Homemade kimchi mayonnaise, seared maitake with toasted garlic, blue cheese, toasted cashews
1 ball of pizza dough
flour for dusting
semolina flour for the pizza stone
salt & pepper
2-3 maitake mushrooms (also called hen of the woods), cleaned & halved through the stem
2-3 garlic cloves, minced
blue cheese crumbles
about ½ cup salted cashews
For the mayo:
3 egg yolks
1 1/3 cup oil (you can use a number of different kinds of oil here—we used grapeseed, but canola or peanut oil would work great too)
1 tablespoon white vinegar
1 teaspoon Dijon mustard (optional)
½ cup kimchi, drained & finely chopped
Let’s start with the mayonnaise. This can be a pretty tedious process—a lot of patience is required—so if you choose to forego the homemade mayo for the store bought stuff, I won’t judge. That being said, it’s pretty satisfying to watch the transformation from take place from eggs & oil to creamy mayo.
So to start, separate the egg yolks from the whites. This is easiest to do when the eggs are cold, but you’re ultimately going to want them at room temperature. To speed up the process, just rinse two bowls in hot water and pat dry before adding the egg yolks—two to the first bowl and one to the second.
Add half a teaspoon of salt to the two eggs and pour the contents into the bowl of a stand mixer. Whisk on low until the mixture becomes sticky.
Now comes the tedious part.

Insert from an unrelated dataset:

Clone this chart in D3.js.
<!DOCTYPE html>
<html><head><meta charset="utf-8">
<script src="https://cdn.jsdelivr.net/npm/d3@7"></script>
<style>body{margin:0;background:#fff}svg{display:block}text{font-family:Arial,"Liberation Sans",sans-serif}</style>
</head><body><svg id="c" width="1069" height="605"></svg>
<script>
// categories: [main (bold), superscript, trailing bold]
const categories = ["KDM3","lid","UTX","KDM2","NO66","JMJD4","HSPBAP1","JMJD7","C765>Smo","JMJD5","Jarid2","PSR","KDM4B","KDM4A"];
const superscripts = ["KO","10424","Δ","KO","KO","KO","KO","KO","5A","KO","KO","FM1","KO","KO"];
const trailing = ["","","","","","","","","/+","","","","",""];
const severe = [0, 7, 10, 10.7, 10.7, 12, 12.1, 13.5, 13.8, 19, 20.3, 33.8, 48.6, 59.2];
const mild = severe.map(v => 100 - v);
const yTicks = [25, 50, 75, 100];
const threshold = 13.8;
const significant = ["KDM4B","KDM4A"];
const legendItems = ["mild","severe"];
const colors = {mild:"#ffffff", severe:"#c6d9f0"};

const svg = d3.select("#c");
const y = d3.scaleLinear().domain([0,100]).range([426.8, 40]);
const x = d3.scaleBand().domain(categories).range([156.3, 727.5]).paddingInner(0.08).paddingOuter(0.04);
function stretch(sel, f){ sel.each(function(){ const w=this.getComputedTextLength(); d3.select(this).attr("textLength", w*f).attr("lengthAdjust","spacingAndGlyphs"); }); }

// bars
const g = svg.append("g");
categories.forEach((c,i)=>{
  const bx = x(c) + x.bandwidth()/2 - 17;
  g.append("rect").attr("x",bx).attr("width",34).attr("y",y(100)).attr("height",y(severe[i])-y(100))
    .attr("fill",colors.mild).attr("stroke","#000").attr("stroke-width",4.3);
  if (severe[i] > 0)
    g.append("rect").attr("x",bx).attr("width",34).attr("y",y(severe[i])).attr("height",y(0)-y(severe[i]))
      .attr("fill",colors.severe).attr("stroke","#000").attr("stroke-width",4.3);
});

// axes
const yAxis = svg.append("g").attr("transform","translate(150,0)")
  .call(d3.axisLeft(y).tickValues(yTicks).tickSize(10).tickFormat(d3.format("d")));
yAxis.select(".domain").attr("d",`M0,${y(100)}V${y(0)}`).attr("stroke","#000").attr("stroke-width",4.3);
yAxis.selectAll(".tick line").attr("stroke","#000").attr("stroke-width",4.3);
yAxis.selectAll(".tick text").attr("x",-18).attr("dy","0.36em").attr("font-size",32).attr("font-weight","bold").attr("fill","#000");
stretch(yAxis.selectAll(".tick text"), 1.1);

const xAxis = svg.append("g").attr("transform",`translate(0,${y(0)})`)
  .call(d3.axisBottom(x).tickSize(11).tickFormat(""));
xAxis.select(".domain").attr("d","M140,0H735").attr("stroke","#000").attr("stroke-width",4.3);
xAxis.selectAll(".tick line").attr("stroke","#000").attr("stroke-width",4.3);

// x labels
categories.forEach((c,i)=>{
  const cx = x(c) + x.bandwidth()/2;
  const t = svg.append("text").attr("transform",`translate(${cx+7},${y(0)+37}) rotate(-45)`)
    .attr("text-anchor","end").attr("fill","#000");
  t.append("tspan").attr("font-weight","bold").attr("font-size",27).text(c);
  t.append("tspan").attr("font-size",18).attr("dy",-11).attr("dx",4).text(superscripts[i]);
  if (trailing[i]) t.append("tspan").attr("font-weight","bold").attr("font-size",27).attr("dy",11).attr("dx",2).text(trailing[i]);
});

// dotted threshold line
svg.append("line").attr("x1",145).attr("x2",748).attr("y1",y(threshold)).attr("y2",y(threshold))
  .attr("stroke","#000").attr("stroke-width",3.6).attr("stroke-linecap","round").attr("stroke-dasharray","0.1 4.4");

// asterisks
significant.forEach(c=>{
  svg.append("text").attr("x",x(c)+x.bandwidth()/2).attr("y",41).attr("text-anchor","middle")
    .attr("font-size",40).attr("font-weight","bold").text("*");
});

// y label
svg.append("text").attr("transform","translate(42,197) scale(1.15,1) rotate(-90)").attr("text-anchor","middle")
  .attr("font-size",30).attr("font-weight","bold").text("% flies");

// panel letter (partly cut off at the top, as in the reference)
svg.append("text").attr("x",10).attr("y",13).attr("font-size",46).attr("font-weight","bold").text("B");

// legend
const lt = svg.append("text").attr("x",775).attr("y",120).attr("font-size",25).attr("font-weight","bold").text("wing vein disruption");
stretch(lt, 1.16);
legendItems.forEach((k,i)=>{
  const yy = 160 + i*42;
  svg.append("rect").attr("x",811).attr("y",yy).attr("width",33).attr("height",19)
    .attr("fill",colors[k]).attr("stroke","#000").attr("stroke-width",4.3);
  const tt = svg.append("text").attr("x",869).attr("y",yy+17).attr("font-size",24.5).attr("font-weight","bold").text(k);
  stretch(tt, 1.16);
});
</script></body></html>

With the mixer running on low, you’re going to add your oil as slowly as possible—literally drips at a time. If you have a dropper, that will definitely help. You can also make a makeshift dropper using a straw and plugging up the top with your finger.
Keep dripping until you’ve added about 2/3 of your oil—this should take 15 minutes or more. In your second bowl, whisk the remaining egg yolk until sticky. Start the mixer again, adding the egg yolk followed by the remaining oil in a slow, steady stream. Once you’ve added all the oil, stir in the vinegar.

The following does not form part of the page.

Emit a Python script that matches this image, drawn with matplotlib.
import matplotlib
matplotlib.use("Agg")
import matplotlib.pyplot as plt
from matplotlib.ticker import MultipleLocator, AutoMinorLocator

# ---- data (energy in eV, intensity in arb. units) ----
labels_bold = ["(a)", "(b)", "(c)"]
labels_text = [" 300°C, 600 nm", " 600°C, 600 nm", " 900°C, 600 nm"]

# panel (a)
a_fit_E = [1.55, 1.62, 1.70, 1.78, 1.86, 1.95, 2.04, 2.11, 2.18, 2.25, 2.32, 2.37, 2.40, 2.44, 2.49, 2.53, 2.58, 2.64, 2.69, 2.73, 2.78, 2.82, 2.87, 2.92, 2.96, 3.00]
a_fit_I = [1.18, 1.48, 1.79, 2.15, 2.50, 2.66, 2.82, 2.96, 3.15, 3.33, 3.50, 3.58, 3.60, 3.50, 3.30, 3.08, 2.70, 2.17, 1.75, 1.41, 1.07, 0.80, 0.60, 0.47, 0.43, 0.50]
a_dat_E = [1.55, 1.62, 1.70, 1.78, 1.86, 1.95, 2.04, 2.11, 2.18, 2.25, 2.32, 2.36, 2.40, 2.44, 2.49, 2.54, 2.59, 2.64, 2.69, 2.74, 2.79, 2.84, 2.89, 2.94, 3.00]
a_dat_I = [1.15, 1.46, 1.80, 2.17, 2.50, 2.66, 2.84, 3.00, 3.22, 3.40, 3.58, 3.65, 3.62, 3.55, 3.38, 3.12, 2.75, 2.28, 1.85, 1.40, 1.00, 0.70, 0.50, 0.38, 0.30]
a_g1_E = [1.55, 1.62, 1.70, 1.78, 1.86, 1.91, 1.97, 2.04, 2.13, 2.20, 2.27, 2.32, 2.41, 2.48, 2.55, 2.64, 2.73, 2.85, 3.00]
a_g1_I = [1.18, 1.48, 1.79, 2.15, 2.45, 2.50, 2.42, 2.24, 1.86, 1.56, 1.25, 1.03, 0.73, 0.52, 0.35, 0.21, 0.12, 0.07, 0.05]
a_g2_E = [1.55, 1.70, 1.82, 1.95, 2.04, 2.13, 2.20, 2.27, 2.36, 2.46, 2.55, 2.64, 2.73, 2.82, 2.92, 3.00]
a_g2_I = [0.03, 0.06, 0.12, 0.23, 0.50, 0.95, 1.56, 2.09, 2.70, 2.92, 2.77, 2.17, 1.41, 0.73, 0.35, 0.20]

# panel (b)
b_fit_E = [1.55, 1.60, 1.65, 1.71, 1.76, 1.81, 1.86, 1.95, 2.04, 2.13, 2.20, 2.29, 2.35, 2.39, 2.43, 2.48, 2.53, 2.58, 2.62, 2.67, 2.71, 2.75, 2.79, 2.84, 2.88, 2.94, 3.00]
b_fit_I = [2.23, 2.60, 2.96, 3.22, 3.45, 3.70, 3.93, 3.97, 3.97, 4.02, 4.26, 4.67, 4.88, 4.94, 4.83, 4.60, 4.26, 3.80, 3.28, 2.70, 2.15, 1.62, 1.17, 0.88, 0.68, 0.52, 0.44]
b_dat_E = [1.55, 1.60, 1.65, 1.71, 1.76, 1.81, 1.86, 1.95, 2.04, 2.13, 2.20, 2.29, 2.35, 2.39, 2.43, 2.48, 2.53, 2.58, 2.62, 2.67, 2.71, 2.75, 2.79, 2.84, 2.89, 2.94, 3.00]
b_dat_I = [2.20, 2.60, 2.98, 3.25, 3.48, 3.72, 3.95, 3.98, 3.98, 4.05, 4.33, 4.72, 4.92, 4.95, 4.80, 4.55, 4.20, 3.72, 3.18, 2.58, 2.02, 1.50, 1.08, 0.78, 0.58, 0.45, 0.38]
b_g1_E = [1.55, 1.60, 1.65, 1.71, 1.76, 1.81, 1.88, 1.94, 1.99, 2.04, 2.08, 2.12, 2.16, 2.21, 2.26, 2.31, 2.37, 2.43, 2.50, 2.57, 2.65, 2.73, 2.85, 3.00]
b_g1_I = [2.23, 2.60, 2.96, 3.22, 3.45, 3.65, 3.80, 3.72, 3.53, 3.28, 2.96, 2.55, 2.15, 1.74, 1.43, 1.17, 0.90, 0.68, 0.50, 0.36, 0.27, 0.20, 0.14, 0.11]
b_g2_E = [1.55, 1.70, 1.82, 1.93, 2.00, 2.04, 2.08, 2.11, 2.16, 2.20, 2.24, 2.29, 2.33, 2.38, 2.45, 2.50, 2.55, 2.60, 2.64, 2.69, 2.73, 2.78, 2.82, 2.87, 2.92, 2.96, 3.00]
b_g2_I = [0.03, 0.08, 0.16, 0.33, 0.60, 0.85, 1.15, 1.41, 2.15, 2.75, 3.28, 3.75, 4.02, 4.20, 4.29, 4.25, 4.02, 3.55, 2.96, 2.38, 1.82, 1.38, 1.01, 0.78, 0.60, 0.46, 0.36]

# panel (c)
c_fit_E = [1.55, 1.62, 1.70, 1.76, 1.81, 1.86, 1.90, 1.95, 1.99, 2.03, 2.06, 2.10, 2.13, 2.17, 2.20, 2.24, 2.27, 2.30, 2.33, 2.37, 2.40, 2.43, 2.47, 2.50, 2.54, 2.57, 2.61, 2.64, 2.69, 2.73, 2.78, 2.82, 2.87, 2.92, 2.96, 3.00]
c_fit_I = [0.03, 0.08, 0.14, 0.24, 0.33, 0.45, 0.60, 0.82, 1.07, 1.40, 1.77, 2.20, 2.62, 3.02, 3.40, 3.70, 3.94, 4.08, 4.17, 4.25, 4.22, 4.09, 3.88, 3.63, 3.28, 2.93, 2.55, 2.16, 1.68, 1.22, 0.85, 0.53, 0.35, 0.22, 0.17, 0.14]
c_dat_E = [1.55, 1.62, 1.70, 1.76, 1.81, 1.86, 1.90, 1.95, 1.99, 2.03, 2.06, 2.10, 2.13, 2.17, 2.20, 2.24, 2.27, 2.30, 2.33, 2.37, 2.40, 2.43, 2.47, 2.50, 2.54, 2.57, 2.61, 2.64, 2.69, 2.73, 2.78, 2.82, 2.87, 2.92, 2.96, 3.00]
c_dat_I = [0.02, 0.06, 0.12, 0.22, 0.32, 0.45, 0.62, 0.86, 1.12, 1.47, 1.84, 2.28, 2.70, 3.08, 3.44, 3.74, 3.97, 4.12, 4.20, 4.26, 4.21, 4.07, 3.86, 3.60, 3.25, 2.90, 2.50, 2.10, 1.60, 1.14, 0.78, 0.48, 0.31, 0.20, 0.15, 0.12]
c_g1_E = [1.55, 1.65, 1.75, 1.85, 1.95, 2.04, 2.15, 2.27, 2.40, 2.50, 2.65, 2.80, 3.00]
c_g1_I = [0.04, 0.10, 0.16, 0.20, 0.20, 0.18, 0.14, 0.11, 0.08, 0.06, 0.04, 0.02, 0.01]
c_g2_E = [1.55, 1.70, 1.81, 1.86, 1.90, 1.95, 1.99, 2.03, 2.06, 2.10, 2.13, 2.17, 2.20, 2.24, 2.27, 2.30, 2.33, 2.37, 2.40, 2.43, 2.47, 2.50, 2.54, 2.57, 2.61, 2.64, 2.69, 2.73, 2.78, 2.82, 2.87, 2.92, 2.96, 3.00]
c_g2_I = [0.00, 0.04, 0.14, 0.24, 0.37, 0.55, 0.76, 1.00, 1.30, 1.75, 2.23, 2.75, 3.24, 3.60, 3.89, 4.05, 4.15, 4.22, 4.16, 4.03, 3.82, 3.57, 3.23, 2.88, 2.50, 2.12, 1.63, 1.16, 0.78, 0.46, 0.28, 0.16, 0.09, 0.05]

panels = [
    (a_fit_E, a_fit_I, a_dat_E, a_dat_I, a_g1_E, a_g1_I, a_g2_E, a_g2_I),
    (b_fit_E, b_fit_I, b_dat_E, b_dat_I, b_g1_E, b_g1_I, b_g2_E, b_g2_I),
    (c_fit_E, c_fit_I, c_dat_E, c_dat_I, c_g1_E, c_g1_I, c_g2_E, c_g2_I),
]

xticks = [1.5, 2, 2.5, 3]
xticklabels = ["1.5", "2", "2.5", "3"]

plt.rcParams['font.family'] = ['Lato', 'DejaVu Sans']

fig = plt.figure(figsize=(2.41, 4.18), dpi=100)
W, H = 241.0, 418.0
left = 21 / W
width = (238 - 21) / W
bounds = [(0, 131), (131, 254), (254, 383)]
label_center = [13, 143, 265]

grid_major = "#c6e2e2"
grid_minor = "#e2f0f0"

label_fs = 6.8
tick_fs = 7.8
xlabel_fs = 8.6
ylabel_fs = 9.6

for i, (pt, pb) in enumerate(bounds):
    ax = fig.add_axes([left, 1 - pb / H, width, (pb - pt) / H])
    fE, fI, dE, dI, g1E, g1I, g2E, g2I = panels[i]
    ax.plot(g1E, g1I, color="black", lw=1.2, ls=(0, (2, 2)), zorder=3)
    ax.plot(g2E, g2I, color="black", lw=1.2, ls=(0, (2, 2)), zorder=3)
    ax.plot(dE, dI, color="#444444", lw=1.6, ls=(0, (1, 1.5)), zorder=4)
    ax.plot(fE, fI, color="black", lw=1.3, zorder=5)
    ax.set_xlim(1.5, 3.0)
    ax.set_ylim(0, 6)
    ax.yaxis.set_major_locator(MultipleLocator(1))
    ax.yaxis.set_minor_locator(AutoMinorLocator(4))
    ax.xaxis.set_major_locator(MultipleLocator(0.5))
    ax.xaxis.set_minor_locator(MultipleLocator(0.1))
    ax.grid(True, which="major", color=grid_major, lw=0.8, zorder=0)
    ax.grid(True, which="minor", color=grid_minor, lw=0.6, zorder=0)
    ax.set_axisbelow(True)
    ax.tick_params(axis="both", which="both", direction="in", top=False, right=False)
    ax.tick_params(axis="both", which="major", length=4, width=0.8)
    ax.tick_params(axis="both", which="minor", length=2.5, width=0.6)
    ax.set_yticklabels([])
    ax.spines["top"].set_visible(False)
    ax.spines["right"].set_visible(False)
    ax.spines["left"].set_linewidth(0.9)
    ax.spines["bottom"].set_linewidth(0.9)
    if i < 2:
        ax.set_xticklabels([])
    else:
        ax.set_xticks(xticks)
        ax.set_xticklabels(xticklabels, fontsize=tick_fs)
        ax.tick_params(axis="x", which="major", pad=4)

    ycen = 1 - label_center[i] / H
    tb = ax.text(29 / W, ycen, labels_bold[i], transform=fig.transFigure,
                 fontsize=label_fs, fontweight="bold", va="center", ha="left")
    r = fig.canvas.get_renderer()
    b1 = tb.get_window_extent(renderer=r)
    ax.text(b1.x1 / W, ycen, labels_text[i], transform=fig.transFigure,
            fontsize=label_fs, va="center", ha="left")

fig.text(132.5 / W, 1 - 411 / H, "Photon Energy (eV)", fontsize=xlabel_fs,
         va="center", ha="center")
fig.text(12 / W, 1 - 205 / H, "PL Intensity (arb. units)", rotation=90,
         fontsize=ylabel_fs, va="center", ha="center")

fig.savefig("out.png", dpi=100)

Your mayonnaise should be thick and creamy. If it isn’t, it’s not the end of the world—there’s an easy fix. Rinse a glass bowl with hot water and pat dry with a paper towel. Combine one teaspoon of Dijon mustard with a tablespoon of your not-quite-mayo and whisk until it becomes a creamy paste.

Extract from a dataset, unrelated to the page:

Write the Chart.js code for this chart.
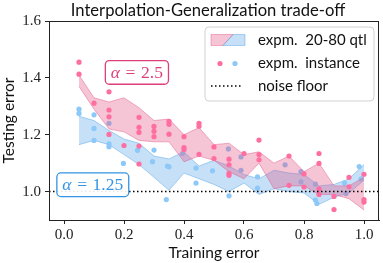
<!DOCTYPE html>
<html><head><meta charset="utf-8">
<script src="https://cdn.jsdelivr.net/npm/chart.js@4.4.0/dist/chart.umd.min.js"></script>
<style>html,body{margin:0;padding:0;background:#fff;overflow:hidden}#wrap{width:383px;height:263px;position:relative}</style>
</head><body><div id="wrap"><canvas id="c"></canvas></div>
<script>
// ---------- data ----------
const titleText = 'Interpolation-Generalization trade-off';
const xLabel = 'Training error';
const yLabel = 'Testing error';
const xTicks = [0.0, 0.2, 0.4, 0.6, 0.8, 1.0];
const yTicks = [1.0, 1.2, 1.4, 1.6];
const bandX  = [0.05,0.10,0.15,0.20,0.25,0.30,0.35,0.40,0.45,0.50,0.55,0.60,0.65,0.70,0.75,0.80,0.85,0.90,0.95,1.00];
const pinkQ20 = [1.37,1.29,1.22,1.21,1.18,1.175,1.175,1.105,1.125,1.11,1.07,1.045,1.10,1.01,1.02,1.02,0.99,0.99,0.975,0.935];
const pinkQ80 = [1.41,1.33,1.315,1.33,1.295,1.25,1.255,1.20,1.225,1.165,1.17,1.13,1.14,1.10,1.125,1.07,1.10,1.02,1.02,1.05];
const blueQ20 = [1.165,1.18,1.165,1.13,1.095,1.05,1.005,1.065,1.045,1.025,1.0,1.03,0.99,1.01,1.0,0.995,0.955,0.98,0.995,1.04];
const blueQ80 = [1.265,1.25,1.215,1.185,1.17,1.125,1.115,1.14,1.09,1.11,1.09,1.06,1.045,1.075,1.065,1.06,1.02,1.025,1.045,1.095];
const pinkPtsX = [0.05,0.05,0.10,0.15,0.15,0.15,0.15,0.20,0.25,0.25,0.25,0.25,0.25,0.30,0.30,0.30,0.35,0.35,0.35,0.40,0.40,0.40,0.45,0.45,0.45,0.50,0.50,0.55,0.55,0.55,0.55,0.60,0.65,0.65,0.65,0.75,0.75,0.80,0.80,0.85,0.85,0.85,0.85,0.90,0.90,0.95,0.95,1.00,1.00,1.00];
const pinkPtsY = [1.455,1.413,1.311,1.351,1.287,1.263,1.201,1.162,1.261,1.226,1.208,1.160,1.097,1.229,1.212,1.193,1.247,1.237,1.202,1.193,1.155,1.148,1.240,1.230,1.131,1.157,1.116,1.114,1.094,1.064,1.057,1.134,1.181,1.130,1.112,1.125,1.022,1.062,1.016,1.134,1.099,1.010,0.990,0.983,0.937,1.050,1.017,1.061,0.972,0.963];
const bluePtsX = [0.05,0.05,0.10,0.10,0.10,0.15,0.15,0.15,0.198,0.245,0.30,0.295,0.345,0.35,0.341,0.395,0.44,0.44,0.495,0.548,0.55,0.59,0.59,0.645,0.645,0.737,0.79,0.79,0.838,0.838,0.843,0.94,0.935,0.984,0.99];
const bluePtsY = [1.29,1.275,1.27,1.222,1.18,1.24,1.168,1.158,1.099,1.145,1.146,1.105,1.09,1.087,0.972,1.134,1.083,1.03,1.073,1.15,0.985,1.122,1.075,1.052,1.012,1.094,1.07,1.034,1.026,0.97,0.958,0.993,1.03,1.088,1.045];
const noiseFloor = 1.0;
const legendLabels = ['expm.  20-80 qtl', 'expm.  instance', 'noise floor'];
const alphaLabels = ['2.5', '1.25'];

// ---------- style ----------
const PINK_FILL = 'rgba(226,85,135,0.35)';
const PINK_EDGE = 'rgba(226,85,135,0.45)';
const PINK_PT = 'rgb(255,110,160)';
const PINK_TXT = 'rgb(222,62,122)';
const BLUE_FILL = 'rgba(80,160,230,0.33)';
const BLUE_EDGE = 'rgba(80,160,230,0.45)';
const BLUE_PT = 'rgb(140,200,248)';
const BLUE_TXT = 'rgb(52,148,228)';
const SANS = 'Lato';
const SERIF = '"Liberation Serif"';
const AX = '#222';

const pts = (xs, ys) => xs.map((x, i) => ({x, y: ys[i]}));

const annotations = [
  {text: alphaLabels[0], x: 0.243, y: 1.419, color: PINK_TXT},
  {text: alphaLabels[1], x: 0.096, y: 1.024, color: BLUE_TXT}
];

function roundRect(ctx, x, y, w, h, r) {
  ctx.beginPath();
  ctx.moveTo(x + r, y);
  ctx.lineTo(x + w - r, y); ctx.arcTo(x + w, y, x + w, y + r, r);
  ctx.lineTo(x + w, y + h - r); ctx.arcTo(x + w, y + h, x + w - r, y + h, r);
  ctx.lineTo(x + r, y + h); ctx.arcTo(x, y + h, x, y + h - r, r);
  ctx.lineTo(x, y + r); ctx.arcTo(x, y, x + r, y, r);
  ctx.closePath();
}

const decor = {
  id: 'decor',
  afterDatasetsDraw(chart) {
    const ctx = chart.ctx, a = chart.chartArea;
    const xs = chart.scales.x, ys = chart.scales.y;
    ctx.save();
    // frame
    ctx.strokeStyle = AX; ctx.lineWidth = 1;
    ctx.strokeRect(a.left + 0.5, a.top + 0.5, a.right - a.left - 1, a.bottom - a.top);
    // annotations
    const fs = 17.5;
    annotations.forEach(an => {
      const cx = xs.getPixelForValue(an.x), cy = ys.getPixelForValue(an.y);
      ctx.font = `italic ${fs}px ${SERIF}`; const wa = ctx.measureText('α').width;
      ctx.font = `${fs}px ${SERIF}`; const we = ctx.measureText('=').width; const wn = ctx.measureText(an.text).width;
      const gap = fs * 0.32;
      const tw = wa + gap + we + gap + wn;
      const bw = tw + 11, bh = fs * 1.35;
      ctx.fillStyle = 'rgba(255,255,255,0.9)';
      roundRect(ctx, cx - bw / 2, cy - bh / 2, bw, bh, 4); ctx.fill();
      ctx.strokeStyle = an.color; ctx.lineWidth = 1.3; ctx.stroke();
      ctx.fillStyle = an.color; ctx.textBaseline = 'middle'; ctx.textAlign = 'left';
      let x0 = cx - tw / 2; const ty = cy + 1;
      ctx.font = `italic ${fs}px ${SERIF}`; ctx.fillText('α', x0, ty); x0 += wa + gap;
      ctx.font = `${fs}px ${SERIF}`; ctx.fillText('=', x0, ty); x0 += we + gap;
      ctx.fillText(an.text, x0, ty);
    });
    // legend
    const lx = a.right - 174, ly = a.top + 6, lw = 169, lh = 74;
    ctx.fillStyle = 'rgba(255,255,255,0.85)';
    roundRect(ctx, lx, ly, lw, lh, 4); ctx.fill();
    ctx.strokeStyle = '#d2d2d2'; ctx.lineWidth = 1; ctx.stroke();
    const px = lx + 6, pw = 34, ph = 11;
    const r1 = ly + 13, r2 = ly + 36.5, r3 = ly + 59;
    const py = r1 - ph / 2;
    ctx.beginPath();
    ctx.moveTo(px, py); ctx.lineTo(px + pw * 0.65, py); ctx.lineTo(px + pw * 0.35, py + ph); ctx.lineTo(px, py + ph); ctx.closePath();
    ctx.fillStyle = PINK_FILL; ctx.fill(); ctx.strokeStyle = PINK_EDGE; ctx.stroke();
    ctx.beginPath();
    ctx.moveTo(px + pw * 0.65, py); ctx.lineTo(px + pw, py); ctx.lineTo(px + pw, py + ph); ctx.lineTo(px + pw * 0.35, py + ph); ctx.closePath();
    ctx.fillStyle = BLUE_FILL; ctx.fill(); ctx.strokeStyle = BLUE_EDGE; ctx.stroke();
    ctx.beginPath(); ctx.arc(px + 9, r2, 2.6, 0, Math.PI * 2); ctx.fillStyle = PINK_PT; ctx.fill();
    ctx.beginPath(); ctx.arc(px + 24, r2, 2.6, 0, Math.PI * 2); ctx.fillStyle = BLUE_PT; ctx.fill();
    ctx.beginPath(); ctx.setLineDash([1.5, 2.5]); ctx.lineWidth = 1.5; ctx.strokeStyle = '#000';
    ctx.moveTo(px, r3); ctx.lineTo(px + 31, r3); ctx.stroke(); ctx.setLineDash([]);
    ctx.fillStyle = '#111'; ctx.font = `15px ${SANS}`; ctx.textAlign = 'left'; ctx.textBaseline = 'middle';
    ctx.fillText(legendLabels[0], lx + 53, r1);
    ctx.fillText(legendLabels[1], lx + 53, r2);
    ctx.fillText(legendLabels[2], lx + 53, r3);
    // title
    ctx.font = `16.6px ${SANS}`; ctx.textAlign = 'center'; ctx.textBaseline = 'alphabetic';
    ctx.fillText(titleText, (a.left + a.right) / 2 - 6, 15.5);
    ctx.restore();
  }
};

new Chart(document.getElementById('c'), {
  type: 'scatter',
  data: {
    datasets: [
      {type: 'line', data: [{x: -0.05, y: noiseFloor}, {x: 1.05, y: noiseFloor}], borderColor: '#000', borderWidth: 1.5, borderDash: [1.5, 2.5], pointRadius: 0, fill: false, order: 0},
      {type: 'scatter', data: pts(pinkPtsX, pinkPtsY), backgroundColor: PINK_PT, borderWidth: 0, pointRadius: 2.6, order: 1},
      {type: 'line', data: pts(bandX, pinkQ20), borderColor: PINK_EDGE, borderWidth: 1, pointRadius: 0, fill: false, tension: 0, order: 2},
      {type: 'line', data: pts(bandX, pinkQ80), borderColor: PINK_EDGE, borderWidth: 1, pointRadius: 0, fill: 2, backgroundColor: PINK_FILL, tension: 0, order: 2},
      {type: 'scatter', data: pts(bluePtsX, bluePtsY), backgroundColor: BLUE_PT, borderWidth: 0, pointRadius: 2.6, order: 3},
      {type: 'line', data: pts(bandX, blueQ20), borderColor: BLUE_EDGE, borderWidth: 1, pointRadius: 0, fill: false, tension: 0, order: 4},
      {type: 'line', data: pts(bandX, blueQ80), borderColor: BLUE_EDGE, borderWidth: 1, pointRadius: 0, fill: 5, backgroundColor: BLUE_FILL, tension: 0, order: 4}
    ]
  },
  options: {
    responsive: true, maintainAspectRatio: false, animation: false,
    layout: {padding: {top: 21, right: 2, left: 0, bottom: 0}},
    plugins: {legend: {display: false}, tooltip: {enabled: false}, title: {display: false}},
    scales: {
      x: {
        type: 'linear', min: -0.05, max: 1.05,
        afterBuildTicks: s => { s.ticks = xTicks.map(v => ({value: v})); },
        afterFit: s => { s.height = 43; },
        ticks: {callback: v => Number(v).toFixed(1), font: {family: 'Liberation Serif', size: 15}, color: AX, padding: 2, maxRotation: 0, autoSkip: false},
        grid: {drawOnChartArea: false, drawTicks: true, tickLength: 4, color: AX},
        border: {display: true, color: AX, width: 1},
        title: {display: true, text: xLabel, font: {family: SANS, size: 15.5}, color: '#111', padding: {top: 0, bottom: 1}}
      },
      y: {
        type: 'linear', min: 0.9, max: 1.6,
        afterBuildTicks: s => { s.ticks = yTicks.map(v => ({value: v})); },
        afterFit: s => { s.width = 49; },
        ticks: {callback: v => Number(v).toFixed(1), font: {family: 'Liberation Serif', size: 15}, color: AX, padding: 4, autoSkip: false},
        grid: {drawOnChartArea: false, drawTicks: true, tickLength: 4, color: AX},
        border: {display: true, color: AX, width: 1},
        title: {display: true, text: yLabel, font: {family: SANS, size: 15.5}, color: '#111', padding: {top: 0, bottom: 0}}
      }
    }
  },
  plugins: [decor]
});
</script></body></html>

Now slowly whisk in the rest of the mayo, a couple tablespoons at a time, until all of it has been added and the whole thing more closely resembles the mayonnaise you’re familiar with. Take about a cup of this and stir it in with the chopped kimchi, and now you have kimchi mayo.
Next preheat your oven to 550° F. While it’s heating, you can cook your mushrooms. First, combine the garlic and two tablespoons of olive oil in a small bowl. Then put two large skillets on medium-high heat, with ¼ cup of olive oil in each.
Season the maitake with salt & pepper and place them cut side down in the skillets. Press them with a spatula to flatten and let them simmer about 3 minutes on each side, until golden and crisp. Drizzle the garlic mixture around the mushrooms and cook for another minute, until the garlic is golden. Remove from the heat.
When your oven is hot, you can prepare your dough using the instructions on the right. After it’s baked for a minute, take it out and brush it lightly with olive oil. Next spread a thin layer of the kimchi mayo over the pizza (you’ll probably have leftovers), followed by the mushrooms.
Sprinkle the garlic that’s left in the pan over the mushrooms, then crumble the blue cheese and cashews over the whole pizza. Pop it in the oven and bake until the cashews are toasted on top and the crust is golden brown. Now take it out and enjoy!